WHAT IS NEEDED: Scan the lines below for the word "this". Copy each line you find it in.

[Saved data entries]
★ ★ ★ ★ ★

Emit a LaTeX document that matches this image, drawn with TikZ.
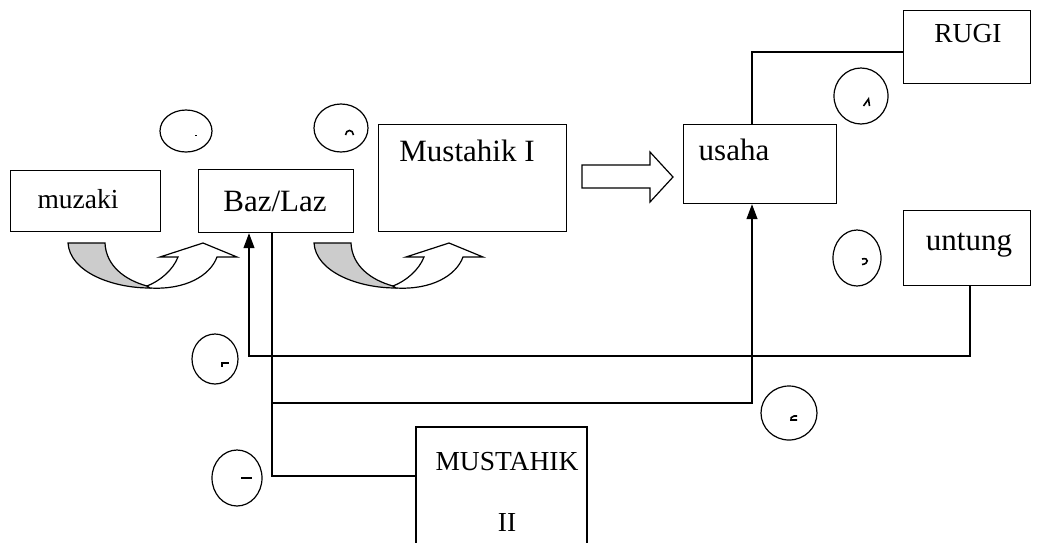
\documentclass[tikz,border=0pt]{standalone}
\usepackage{fontspec}
\setmainfont{Liberation Serif}
\usetikzlibrary{arrows.meta}
\begin{document}
\begin{tikzpicture}[x=1pt,y=-1pt,line width=1.2pt,
  box/.style={draw,rectangle,inner sep=0pt,anchor=north west},
  lbl/.style={inner sep=0pt,font=\fontsize{27.5}{33}\selectfont},
  lblb/.style={inner sep=0pt,font=\fontsize{31}{36}\selectfont},
  arr/.style={-{Triangle[length=15pt,width=11pt]}},
  frag/.style={line width=1.6pt}]
\useasboundingbox (0,0) rectangle (1041,542);
% boxes
\node[box,minimum width=150pt,minimum height=61pt] (muzaki) at (10,170) {};
\node[box,minimum width=155pt,minimum height=63pt] (baz) at (198,169) {};
\node[box,minimum width=188pt,minimum height=107pt] (must1) at (378,124) {};
\node[box,minimum width=153pt,minimum height=79pt] (usaha) at (683,124) {};
\node[box,minimum width=127pt,minimum height=73pt] (rugi) at (903,10) {};
\node[box,minimum width=127pt,minimum height=75pt] (untung) at (903,210) {};
\coordinate (m2nw) at (416,427);
\coordinate (m2ne) at (587,427);
\node[inner sep=0pt,anchor=west,minimum height=1pt] (m2) at (416,476) {};
\draw (416,560) -- (m2nw) -- (m2ne) -- (587,560);
% labels
\node[lbl] (tmuzaki) at (78,199) {muzaki};
\node[lblb] (tbaz) at (275,201) {Baz/Laz};
\node[lblb] (tmust1) at (467,151) {Mustahik I};
\node[lblb] (tusaha) at (734,150) {usaha};
\node[lbl] (trugi) at (968,34) {RUGI};
\node[lblb] (tuntung) at (969,245) {untung};
\node[lbl] (tm2a) at (507,462) {MUSTAHIK};
\node[lbl] (tm2b) at (507,522) {II};
% circles
\draw (186,131) ellipse (26pt and 21pt);
\draw (341,128) ellipse (27pt and 24pt);
\draw (861,96) ellipse (27pt and 28pt);
\draw (857,258) ellipse (24pt and 28pt);
\draw (215,359) ellipse (23pt and 25pt);
\draw (789,413) ellipse (28pt and 27pt);
\draw (237,478) ellipse (25pt and 28pt);
% clipped glyph fragments
\draw[line width=0.8pt] (195,135) -- (197,135);
\draw[frag] (345.5,135) .. controls (346,129) and (353,129) .. (353.5,135);
\draw[frag] (863.5,106) -- (868.5,99) -- (869.5,106);
\draw[frag] (862,259) .. controls (869,257) and (869,264) .. (862,264.5);
\draw[frag] (221,363) -- (229,363);
\draw[frag] (222,362.5) -- (222,367);
\draw[frag] (797,416) -- (794,416) .. controls (791,416) and (790.5,419) .. (791,420) -- (797,420);
\draw[frag] (241,478) -- (252,478);
% big block arrow
\draw (582,165) -- (650,165) -- (650,152) -- (673,177) -- (650,202) -- (650,188) -- (582,188) -- cycle;
% curved u-turn arrows
\foreach \dx in {0,246}{
  \begin{scope}[xshift=\dx pt]
  \filldraw[fill=black!20] (68,243) .. controls (70,272) and (112,288) .. (150,288)
     -- (147,286) .. controls (125,280) and (106,266) .. (105,243) -- cycle;
  \draw[fill=white] (147,286) .. controls (160,281) and (173,270) .. (178,257)
     -- (160,257) -- (203,243) -- (237,257) -- (217,257)
     .. controls (210,276) and (185,290) .. (150,288) -- cycle;
  \end{scope}
}
% connectors
\coordinate (c1) at (752,52);
\draw (usaha.north -| c1) -- (c1) -- (c1 -| rugi.west);
\coordinate (c2) at (970,356);
\coordinate (c3) at (249,356);
\draw[arr] (untung.south -| c2) -- (c2) -- (c3) -- (c3 |- baz.south);
\coordinate (c4) at (272,476);
\draw (baz.south -| c4) -- (c4) -- (m2.west);
\coordinate (c5) at (272,403);
\coordinate (c6) at (752,403);
\draw[arr] (c5) -- (c6) -- (c6 |- usaha.south);
\end{tikzpicture}
\end{document}
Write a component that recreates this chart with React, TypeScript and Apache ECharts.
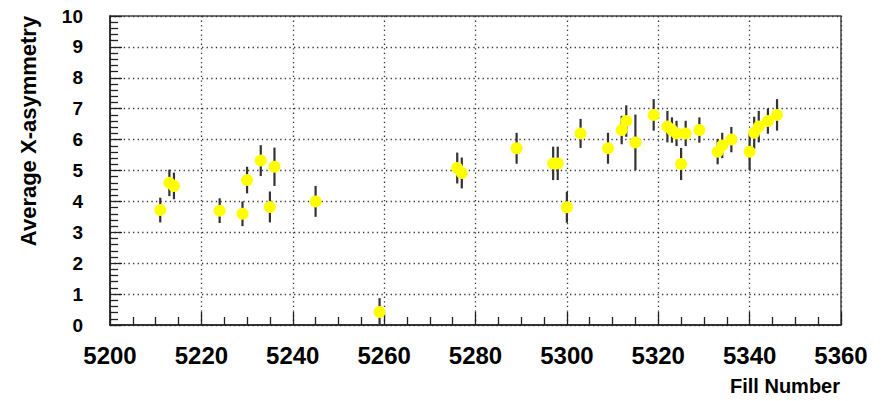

★ ★ ★ ★ ★

RESPONSE TO THE EXERCISE:
Emit a LaTeX document that matches this image, drawn with TikZ.
Write a component that recreates this chart with React, TypeScript and Apache ECharts.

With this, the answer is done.